### What you are asked to do
Go through the listing below and list every line with "picture".

### Data section
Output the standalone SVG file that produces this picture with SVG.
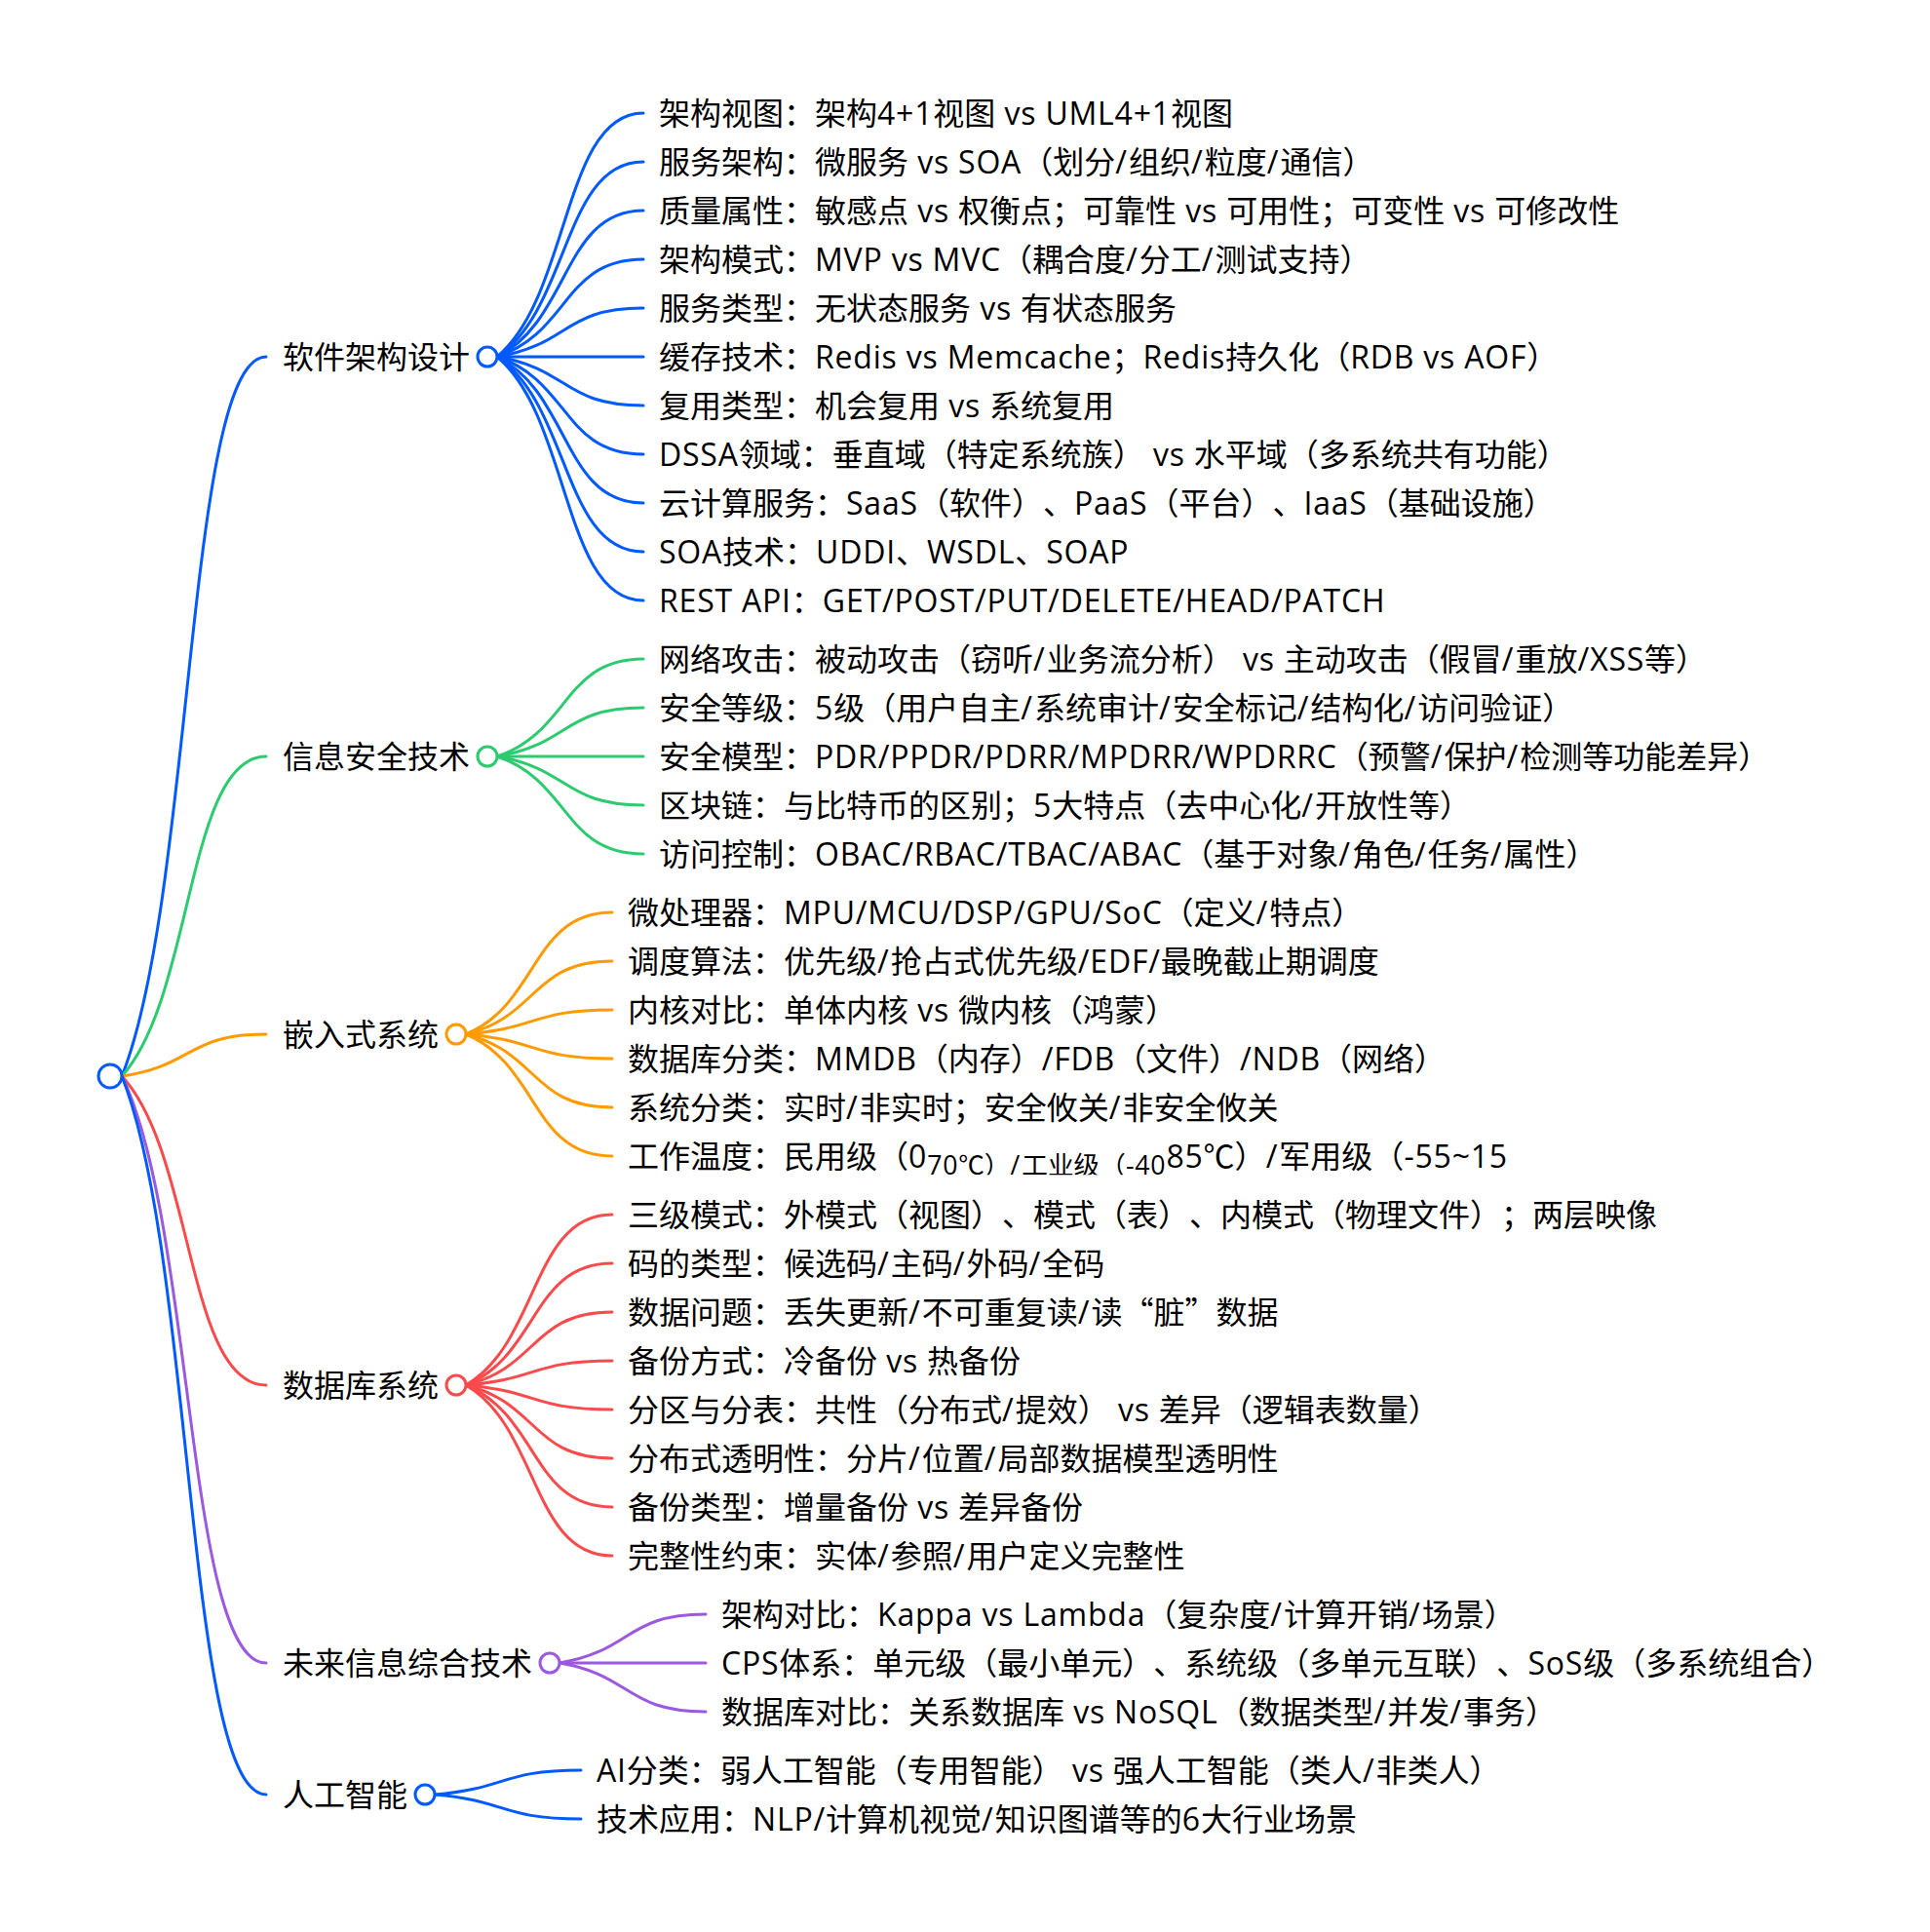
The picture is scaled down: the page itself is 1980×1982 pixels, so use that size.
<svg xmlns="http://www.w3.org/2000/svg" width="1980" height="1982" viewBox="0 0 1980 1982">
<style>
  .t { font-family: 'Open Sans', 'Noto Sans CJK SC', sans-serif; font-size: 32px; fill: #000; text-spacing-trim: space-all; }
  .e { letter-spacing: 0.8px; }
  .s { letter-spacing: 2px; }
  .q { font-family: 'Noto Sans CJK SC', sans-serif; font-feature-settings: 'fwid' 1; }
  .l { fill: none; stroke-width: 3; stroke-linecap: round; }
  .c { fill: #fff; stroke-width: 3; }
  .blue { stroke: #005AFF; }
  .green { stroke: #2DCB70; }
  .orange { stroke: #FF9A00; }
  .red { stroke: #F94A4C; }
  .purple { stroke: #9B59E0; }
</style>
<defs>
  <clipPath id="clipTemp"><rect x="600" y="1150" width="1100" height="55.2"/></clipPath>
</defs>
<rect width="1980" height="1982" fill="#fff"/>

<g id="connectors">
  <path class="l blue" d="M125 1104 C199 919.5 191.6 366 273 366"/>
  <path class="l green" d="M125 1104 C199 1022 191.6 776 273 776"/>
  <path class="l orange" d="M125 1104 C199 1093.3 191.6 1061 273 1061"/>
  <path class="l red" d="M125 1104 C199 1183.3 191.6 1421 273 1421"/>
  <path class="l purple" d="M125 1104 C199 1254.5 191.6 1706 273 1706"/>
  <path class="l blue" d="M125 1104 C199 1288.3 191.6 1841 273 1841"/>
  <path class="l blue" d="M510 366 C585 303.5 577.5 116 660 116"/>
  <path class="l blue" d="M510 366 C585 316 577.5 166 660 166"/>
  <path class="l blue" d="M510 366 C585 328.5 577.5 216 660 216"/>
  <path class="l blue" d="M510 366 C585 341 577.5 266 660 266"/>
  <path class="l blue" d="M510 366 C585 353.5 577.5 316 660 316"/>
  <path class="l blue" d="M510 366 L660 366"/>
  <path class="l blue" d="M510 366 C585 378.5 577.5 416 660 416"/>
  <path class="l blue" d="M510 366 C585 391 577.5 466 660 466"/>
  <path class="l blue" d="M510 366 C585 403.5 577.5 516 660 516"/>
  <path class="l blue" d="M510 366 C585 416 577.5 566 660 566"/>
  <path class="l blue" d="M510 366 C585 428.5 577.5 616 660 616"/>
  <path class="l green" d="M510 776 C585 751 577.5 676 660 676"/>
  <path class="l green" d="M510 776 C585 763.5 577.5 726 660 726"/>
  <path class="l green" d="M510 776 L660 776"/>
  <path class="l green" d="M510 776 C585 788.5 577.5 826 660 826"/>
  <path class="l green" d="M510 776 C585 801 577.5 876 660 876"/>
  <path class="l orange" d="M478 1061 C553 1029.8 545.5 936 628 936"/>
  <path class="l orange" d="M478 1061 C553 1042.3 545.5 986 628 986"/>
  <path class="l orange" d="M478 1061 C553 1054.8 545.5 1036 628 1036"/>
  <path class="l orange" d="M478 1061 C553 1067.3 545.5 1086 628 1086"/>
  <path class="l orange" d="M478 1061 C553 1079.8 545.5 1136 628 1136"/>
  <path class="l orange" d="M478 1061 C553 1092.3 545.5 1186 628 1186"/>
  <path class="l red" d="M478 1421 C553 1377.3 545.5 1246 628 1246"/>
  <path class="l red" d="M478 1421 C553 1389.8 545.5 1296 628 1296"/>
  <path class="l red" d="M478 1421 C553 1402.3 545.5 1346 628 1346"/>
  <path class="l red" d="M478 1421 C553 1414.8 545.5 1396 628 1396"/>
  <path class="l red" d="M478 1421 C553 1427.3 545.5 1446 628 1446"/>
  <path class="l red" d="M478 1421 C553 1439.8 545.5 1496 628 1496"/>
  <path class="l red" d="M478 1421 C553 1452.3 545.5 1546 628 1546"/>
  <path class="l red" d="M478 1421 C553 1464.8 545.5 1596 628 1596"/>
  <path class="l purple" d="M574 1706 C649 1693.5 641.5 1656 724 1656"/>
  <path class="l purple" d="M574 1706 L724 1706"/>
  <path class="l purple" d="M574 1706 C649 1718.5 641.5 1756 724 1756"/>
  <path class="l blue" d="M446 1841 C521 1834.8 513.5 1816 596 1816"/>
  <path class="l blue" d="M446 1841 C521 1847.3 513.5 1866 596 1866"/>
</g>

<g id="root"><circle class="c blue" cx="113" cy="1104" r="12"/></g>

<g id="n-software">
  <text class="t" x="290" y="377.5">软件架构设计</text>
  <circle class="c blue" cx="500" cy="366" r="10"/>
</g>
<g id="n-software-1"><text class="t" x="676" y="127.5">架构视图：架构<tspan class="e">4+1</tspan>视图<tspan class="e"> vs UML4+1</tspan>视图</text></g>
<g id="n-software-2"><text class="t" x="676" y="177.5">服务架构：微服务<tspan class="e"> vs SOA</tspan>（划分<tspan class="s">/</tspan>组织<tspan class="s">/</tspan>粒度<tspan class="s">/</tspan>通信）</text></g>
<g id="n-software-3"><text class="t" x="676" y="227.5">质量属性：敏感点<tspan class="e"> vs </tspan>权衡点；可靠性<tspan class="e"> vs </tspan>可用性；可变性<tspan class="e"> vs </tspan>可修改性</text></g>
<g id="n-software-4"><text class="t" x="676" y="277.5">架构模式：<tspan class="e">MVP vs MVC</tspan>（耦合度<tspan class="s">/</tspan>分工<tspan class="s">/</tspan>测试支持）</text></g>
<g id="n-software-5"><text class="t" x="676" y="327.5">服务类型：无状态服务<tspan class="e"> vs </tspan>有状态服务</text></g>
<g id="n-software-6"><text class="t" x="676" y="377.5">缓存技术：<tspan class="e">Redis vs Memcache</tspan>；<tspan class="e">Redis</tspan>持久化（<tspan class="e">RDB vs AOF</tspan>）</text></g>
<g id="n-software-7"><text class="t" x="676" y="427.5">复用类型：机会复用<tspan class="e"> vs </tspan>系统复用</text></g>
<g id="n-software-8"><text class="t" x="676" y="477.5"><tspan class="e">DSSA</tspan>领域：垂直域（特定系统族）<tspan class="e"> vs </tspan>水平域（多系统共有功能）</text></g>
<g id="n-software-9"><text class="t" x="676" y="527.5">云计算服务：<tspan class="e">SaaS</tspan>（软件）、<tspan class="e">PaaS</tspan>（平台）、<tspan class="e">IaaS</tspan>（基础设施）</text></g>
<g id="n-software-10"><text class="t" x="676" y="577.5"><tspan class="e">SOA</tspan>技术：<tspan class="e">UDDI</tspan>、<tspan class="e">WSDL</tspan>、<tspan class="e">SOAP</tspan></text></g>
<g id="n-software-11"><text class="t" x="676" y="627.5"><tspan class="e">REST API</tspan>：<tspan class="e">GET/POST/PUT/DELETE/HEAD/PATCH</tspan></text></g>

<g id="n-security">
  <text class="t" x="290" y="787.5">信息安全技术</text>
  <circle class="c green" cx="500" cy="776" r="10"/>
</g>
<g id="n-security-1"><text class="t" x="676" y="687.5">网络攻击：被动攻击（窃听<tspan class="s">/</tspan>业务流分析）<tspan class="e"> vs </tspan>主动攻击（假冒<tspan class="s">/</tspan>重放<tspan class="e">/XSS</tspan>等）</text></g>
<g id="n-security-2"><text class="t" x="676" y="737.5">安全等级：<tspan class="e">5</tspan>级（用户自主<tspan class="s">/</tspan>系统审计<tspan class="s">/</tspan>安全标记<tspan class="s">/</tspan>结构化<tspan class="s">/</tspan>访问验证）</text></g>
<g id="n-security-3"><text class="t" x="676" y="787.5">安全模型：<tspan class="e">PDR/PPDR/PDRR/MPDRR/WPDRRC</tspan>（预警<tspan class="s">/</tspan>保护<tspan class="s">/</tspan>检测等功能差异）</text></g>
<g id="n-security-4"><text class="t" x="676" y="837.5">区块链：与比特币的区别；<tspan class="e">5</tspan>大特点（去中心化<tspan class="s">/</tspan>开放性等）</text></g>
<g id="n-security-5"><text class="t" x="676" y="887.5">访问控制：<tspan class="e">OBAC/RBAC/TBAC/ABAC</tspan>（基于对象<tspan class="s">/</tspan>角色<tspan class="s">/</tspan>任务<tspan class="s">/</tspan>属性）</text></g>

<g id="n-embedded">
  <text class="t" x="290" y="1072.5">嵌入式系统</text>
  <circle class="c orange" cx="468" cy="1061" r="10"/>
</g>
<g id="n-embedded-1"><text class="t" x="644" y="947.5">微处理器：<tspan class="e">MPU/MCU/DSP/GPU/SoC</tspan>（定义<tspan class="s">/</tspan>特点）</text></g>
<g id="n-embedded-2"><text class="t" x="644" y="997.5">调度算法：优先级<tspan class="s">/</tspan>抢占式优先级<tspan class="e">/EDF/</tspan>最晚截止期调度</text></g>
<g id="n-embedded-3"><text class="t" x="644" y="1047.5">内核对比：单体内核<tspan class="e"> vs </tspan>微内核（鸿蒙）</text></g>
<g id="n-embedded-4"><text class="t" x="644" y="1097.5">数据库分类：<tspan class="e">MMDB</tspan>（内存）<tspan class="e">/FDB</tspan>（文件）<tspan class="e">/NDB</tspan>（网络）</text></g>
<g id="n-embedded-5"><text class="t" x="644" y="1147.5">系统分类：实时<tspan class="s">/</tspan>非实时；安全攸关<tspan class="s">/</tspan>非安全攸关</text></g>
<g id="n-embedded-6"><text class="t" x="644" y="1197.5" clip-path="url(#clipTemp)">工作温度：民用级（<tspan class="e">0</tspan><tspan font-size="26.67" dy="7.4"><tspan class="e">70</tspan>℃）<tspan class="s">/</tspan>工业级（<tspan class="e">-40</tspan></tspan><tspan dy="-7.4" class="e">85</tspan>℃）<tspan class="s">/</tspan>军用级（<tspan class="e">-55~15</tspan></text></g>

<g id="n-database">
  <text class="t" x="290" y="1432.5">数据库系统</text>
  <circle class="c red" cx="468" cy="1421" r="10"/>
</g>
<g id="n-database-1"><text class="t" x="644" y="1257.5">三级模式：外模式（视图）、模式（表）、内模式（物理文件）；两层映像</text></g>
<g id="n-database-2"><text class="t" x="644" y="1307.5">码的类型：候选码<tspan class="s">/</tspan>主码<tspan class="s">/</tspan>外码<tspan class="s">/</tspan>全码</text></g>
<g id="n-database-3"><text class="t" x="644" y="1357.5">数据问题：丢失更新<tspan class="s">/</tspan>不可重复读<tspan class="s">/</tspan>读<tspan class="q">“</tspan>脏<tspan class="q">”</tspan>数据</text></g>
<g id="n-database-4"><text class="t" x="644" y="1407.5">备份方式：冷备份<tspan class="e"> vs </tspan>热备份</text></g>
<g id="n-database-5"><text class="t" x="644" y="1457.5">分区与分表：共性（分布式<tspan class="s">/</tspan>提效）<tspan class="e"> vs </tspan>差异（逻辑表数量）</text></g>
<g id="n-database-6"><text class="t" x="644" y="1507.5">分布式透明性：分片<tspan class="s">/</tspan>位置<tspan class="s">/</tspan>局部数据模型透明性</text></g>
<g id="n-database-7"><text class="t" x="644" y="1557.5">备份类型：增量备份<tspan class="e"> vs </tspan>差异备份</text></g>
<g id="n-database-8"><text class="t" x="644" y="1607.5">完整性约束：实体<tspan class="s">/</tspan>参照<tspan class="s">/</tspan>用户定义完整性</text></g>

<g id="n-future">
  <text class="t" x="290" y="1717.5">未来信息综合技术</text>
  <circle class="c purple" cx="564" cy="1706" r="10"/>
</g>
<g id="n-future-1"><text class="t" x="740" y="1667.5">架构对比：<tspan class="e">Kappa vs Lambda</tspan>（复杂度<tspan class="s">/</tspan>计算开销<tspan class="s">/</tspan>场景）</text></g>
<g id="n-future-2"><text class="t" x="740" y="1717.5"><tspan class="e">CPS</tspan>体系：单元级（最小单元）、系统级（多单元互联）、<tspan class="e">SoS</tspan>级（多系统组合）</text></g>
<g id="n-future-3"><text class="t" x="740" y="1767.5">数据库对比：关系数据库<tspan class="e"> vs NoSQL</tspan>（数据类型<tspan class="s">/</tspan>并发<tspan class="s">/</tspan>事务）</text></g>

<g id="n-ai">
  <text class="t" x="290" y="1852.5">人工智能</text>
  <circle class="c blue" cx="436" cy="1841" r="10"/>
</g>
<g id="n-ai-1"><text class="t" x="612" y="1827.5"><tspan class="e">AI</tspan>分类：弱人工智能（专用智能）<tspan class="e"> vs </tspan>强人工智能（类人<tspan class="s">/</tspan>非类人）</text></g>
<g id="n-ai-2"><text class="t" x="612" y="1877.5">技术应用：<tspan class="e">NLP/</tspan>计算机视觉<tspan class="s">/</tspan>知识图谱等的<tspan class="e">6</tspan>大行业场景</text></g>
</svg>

### Output of the exercise
Output the standalone SVG file that produces this picture with SVG.
The picture is scaled down: the page itself is 1980×1982 pixels, so use that size.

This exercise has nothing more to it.